Compute molarity from mass, molar mass, and volume, or use C₁V₁ = C₂V₂ to find how much stock solution and diluent you need for a target concentration.

Molarity from Mass
g
g/mol
L
Molarity
1 mol/L
1 mol of solute
Dilution — C₁V₁ = C₂V₂
mol/L
mol/L
L
Stock volume needed V₁
0.1 L
Diluent to add
0.9 L

About the Molarity & Dilution Calculator

Molarity ties together mass, moles, and volume into a single concentration number, and the dilution equation lets you predict exactly how a concentration changes when you add solvent. Together they cover the two most common solution-chemistry calculations an engineer runs into — preparing a solution from scratch, and diluting a stock solution to a target strength.

From mass to molarity

Molarity (M) is defined as moles of solute per liter of solution: M = n/V. Since moles aren't usually what you measure on a scale, the first step is converting mass to moles using the solute's molar mass: n = mass / molar mass. Combining both steps, M = (mass / molar mass) / volume.

The dilution equation

Diluting a solution adds solvent but doesn't change the total moles of solute present. Since moles = concentration × volume, that conservation gives C₁V₁ = C₂V₂ — the concentration-volume product before dilution equals the concentration-volume product after. Solving for the stock volume needed: V₁ = C₂V₂ / C₁.
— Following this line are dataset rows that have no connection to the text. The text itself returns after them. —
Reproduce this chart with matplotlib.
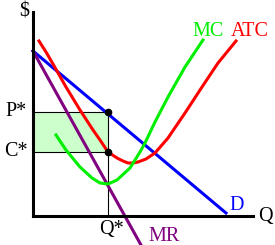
import matplotlib
matplotlib.use("Agg")
import matplotlib.pyplot as plt
from matplotlib.patches import Rectangle

# Coordinates in a quantity/price space (origin at the axis corner)
demand_q = [0, 193]
demand_p = [165, 3]
mr_q = [0, 108]
mr_p = [165, -29]
atc_q = [6, 13, 20, 33, 47, 60, 67, 75, 84, 90, 95, 100, 105, 113, 122, 135, 152, 169, 185, 203]
atc_p = [175, 164, 152, 129, 106, 86, 76, 64, 58, 55, 53, 53, 54, 57, 63, 78, 103, 129, 153, 175]
mc_q = [23, 33, 47, 59, 67, 75, 84, 97, 107, 112, 122, 135, 152, 170]
mc_p = [81, 66, 49, 38, 33, 32, 36, 48, 64, 73, 94, 119, 149, 176]
q_star = 75
p_star = 104
c_star = 64
q_max = 220
p_max = 204

fig = plt.figure(figsize=(2.75, 2.45), dpi=100)
ax = fig.add_axes([0, 0, 1, 1])
ax.set_xlim(-33, 242)
ax.set_ylim(-29, 216)
ax.axis("off")

font = dict(family="Liberation Serif", size=14.5)

ax.add_patch(Rectangle((0, c_star), q_star, p_star - c_star, facecolor="#ccffcc", edgecolor="none", zorder=1))
ax.plot([0, q_star], [p_star, p_star], color="black", lw=0.8, zorder=2)
ax.plot([0, q_star], [c_star, c_star], color="black", lw=0.8, zorder=2)
ax.plot([q_star, q_star], [0, p_star], color="black", lw=0.8, zorder=2)

ax.plot([0, 0], [0, p_max], color="black", lw=2.2, zorder=5)
ax.plot([0, q_max], [0, 0], color="black", lw=2.2, zorder=5)

ax.plot(demand_q, demand_p, color="#0000ff", lw=2.2, zorder=3)
ax.plot(mr_q, mr_p, color="#800080", lw=2.2, zorder=3, clip_on=False)
ax.plot(atc_q, atc_p, color="#ff0000", lw=2.2, zorder=3)
ax.plot(mc_q, mc_p, color="#00ee00", lw=2.2, zorder=3)

ax.plot([q_star, q_star], [p_star, c_star], "o", color="black", ms=4.5, zorder=6)

ax.text(-9, 204, "$", ha="center", va="center", **font)
ax.text(-17, p_star, "P*", ha="center", va="center", **font)
ax.text(-17, c_star, "C*", ha="center", va="center", **font)
ax.text(q_star + 3, -13, "Q*", ha="center", va="center", **font)
ax.text(232, 0, "Q", ha="center", va="center", **font)
ax.text(204, 11, "D", ha="center", va="center", color="#0000ff", **font)
ax.text(131, -20, "MR", ha="center", va="center", color="#800080", **font)
ax.text(175, 184, "MC", ha="center", va="center", color="#00ee00", **font)
ax.text(217, 184, "ATC", ha="center", va="center", color="#ff0000", **font)

fig.savefig("out.png", dpi=100)
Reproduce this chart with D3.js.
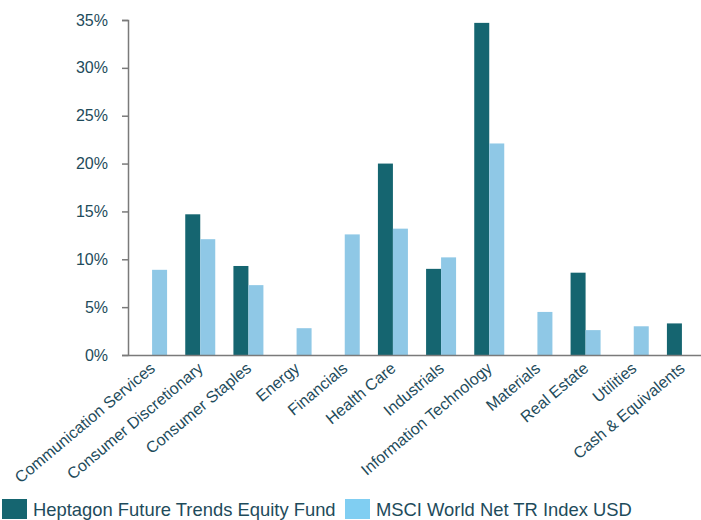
<!DOCTYPE html>
<html>
<head>
<meta charset="utf-8">
<script src="https://cdn.jsdelivr.net/npm/d3@7"></script>
<style>
  body { margin: 0; background: #fff; }
  text { font-family: "Liberation Sans", Arial, sans-serif; fill: #1e4b5b; }
</style>
</head>
<body>
<div id="chart-area"></div>
<script>
// DATA
const sectors = ["Communication Services", "Consumer Discretionary", "Consumer Staples", "Energy",
  "Financials", "Health Care", "Industrials", "Information Technology", "Materials",
  "Real Estate", "Utilities", "Cash & Equivalents"]
const fund = [0, 14.7, 9.3, 0, 0, 20.0, 9.0, 34.7, 0, 8.6, 0, 3.3]
const index = [8.9, 12.1, 7.3, 2.8, 12.6, 13.2, 10.2, 22.1, 4.5, 2.6, 3.0, 0]
const seriesNames = ["Heptagon Future Trends Equity Fund", "MSCI World Net TR Index USD"]
const yTicks = [0, 5, 10, 15, 20, 25, 30, 35]

const WIDTH = 701
const HEIGHT = 520
const COLORS = ["#156570", "#8fc8e6"]
const LEGEND_COLORS = ["#156570", "#80cef2"]

const svg = d3.select("#chart-area").append("svg")
  .attr("width", WIDTH)
  .attr("height", HEIGHT)

// SCALES
const x0 = d3.scaleBand()
  .domain(sectors)
  .range([128, 706])
  .paddingInner(0)
  .paddingOuter(0)
const x1 = d3.scaleBand()
  .domain([0, 1])
  .range([x0.bandwidth() / 2 - 15, x0.bandwidth() / 2 + 15])
const y = d3.scaleLinear()
  .domain([0, 35])
  .range([355, 20])

// BARS
const rows = sectors.map((s, i) => ({ sector: s, values: [fund[i], index[i]] }))
const groups = svg.selectAll("g.sector")
  .data(rows)
  .enter().append("g")
  .attr("class", "sector")
  .attr("transform", d => `translate(${x0(d.sector)}, 0)`)

groups.selectAll("rect")
  .data(d => d.values.map((v, k) => ({ k, v })).filter(e => e.v > 0))
  .enter().append("rect")
  .attr("x", d => x1(d.k))
  .attr("width", x1.bandwidth())
  .attr("y", d => y(d.v))
  .attr("height", d => y(0) - y(d.v))
  .attr("fill", d => COLORS[d.k])

// AXES
const yAxisCall = d3.axisLeft(y)
  .tickValues(yTicks)
  .tickFormat(d => d + "%")
  .tickSize(6)
  .tickPadding(14)
const yAxis = svg.append("g")
  .attr("transform", "translate(128, 0)")
  .call(yAxisCall)
yAxis.select(".domain").attr("stroke", "#7a7a7a").attr("stroke-width", 1.5)
yAxis.selectAll(".tick line").attr("stroke", "#7a7a7a").attr("stroke-width", 1.5)
yAxis.selectAll(".tick text").attr("font-size", "16px").attr("fill", "#1e4b5b")

const xAxisCall = d3.axisBottom(x0).tickSize(0).tickPadding(0)
const xAxis = svg.append("g")
  .attr("transform", "translate(0, 355)")
  .call(xAxisCall)
xAxis.select(".domain").attr("stroke", "#7a7a7a").attr("stroke-width", 1.5)
xAxis.selectAll(".tick text")
  .attr("font-size", "16px")
  .attr("fill", "#1e4b5b")
  .attr("text-anchor", "end")
  .attr("dy", 0)
  .attr("transform", "translate(4, 15) rotate(-40)")

// LEGEND
const legend = svg.append("g")
const legendX = [2, 345]
seriesNames.forEach((name, k) => {
  legend.append("rect")
    .attr("x", legendX[k])
    .attr("y", 499)
    .attr("width", 25)
    .attr("height", 20)
    .attr("fill", LEGEND_COLORS[k])
  legend.append("text")
    .attr("x", legendX[k] + 31)
    .attr("y", 516)
    .attr("font-size", "18.4px")
    .text(name)
})
</script>
</body>
</html>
Finding how much diluent to add

Once V₁ (the volume of concentrated stock solution to measure out) is known, the amount of solvent to add is simply the difference between the final target volume and that stock volume: diluent volume = V₂ − V₁. Mix the stock volume with that much solvent and top up to exactly V₂ to hit the target concentration.

Worked example

To make 1 L of a 1 mol/L solution of NaCl (molar mass 58.44 g/mol), you need 58.44 g of NaCl dissolved and diluted to exactly 1 L — moles = 58.44/58.44 = 1 mol, M = 1/1 = 1 mol/L. To then dilute a 5 mol/L stock down to 0.5 mol/L in a final volume of 1 L: V₁ = (0.5 × 1)/5 = 0.1 L of stock, topped up with 1 − 0.1 = 0.9 L of solvent.

Frequently asked questions

Does the order of mixing matter for C₁V₁ = C₂V₂?

The formula only cares about the final concentration and volume, but in lab practice you should always add concentrated stock to solvent (not the reverse) for safety, especially with acids or bases, since diluting can release heat. Mathematically, once mixed and topped up to V₂, the result is the same either way.

What if I want to know how much solute (not stock solution) to add directly?

That's the mass-to-molarity direction, not dilution — rearrange M = (mass/molar mass)/volume to mass = M × volume × molar mass, and solve directly for the mass of pure solute needed in a fresh solution rather than diluting an existing one.

Can C₁V₁ = C₂V₂ use any concentration units, not just molarity?

Yes — it works for any consistent concentration unit (molarity, normality, percent w/v, ppm) as long as C₁ and C₂ use the same units and V₁, V₂ use the same volume units, since the equation is really just a statement that total solute quantity is conserved.

How is this used outside the chemistry lab?

Environmental engineers use the same dilution math to size chemical dosing for water/wastewater treatment (chlorine, coagulants), and process engineers use it for batch dilution steps in manufacturing — the underlying conservation principle is identical regardless of the specific chemical involved.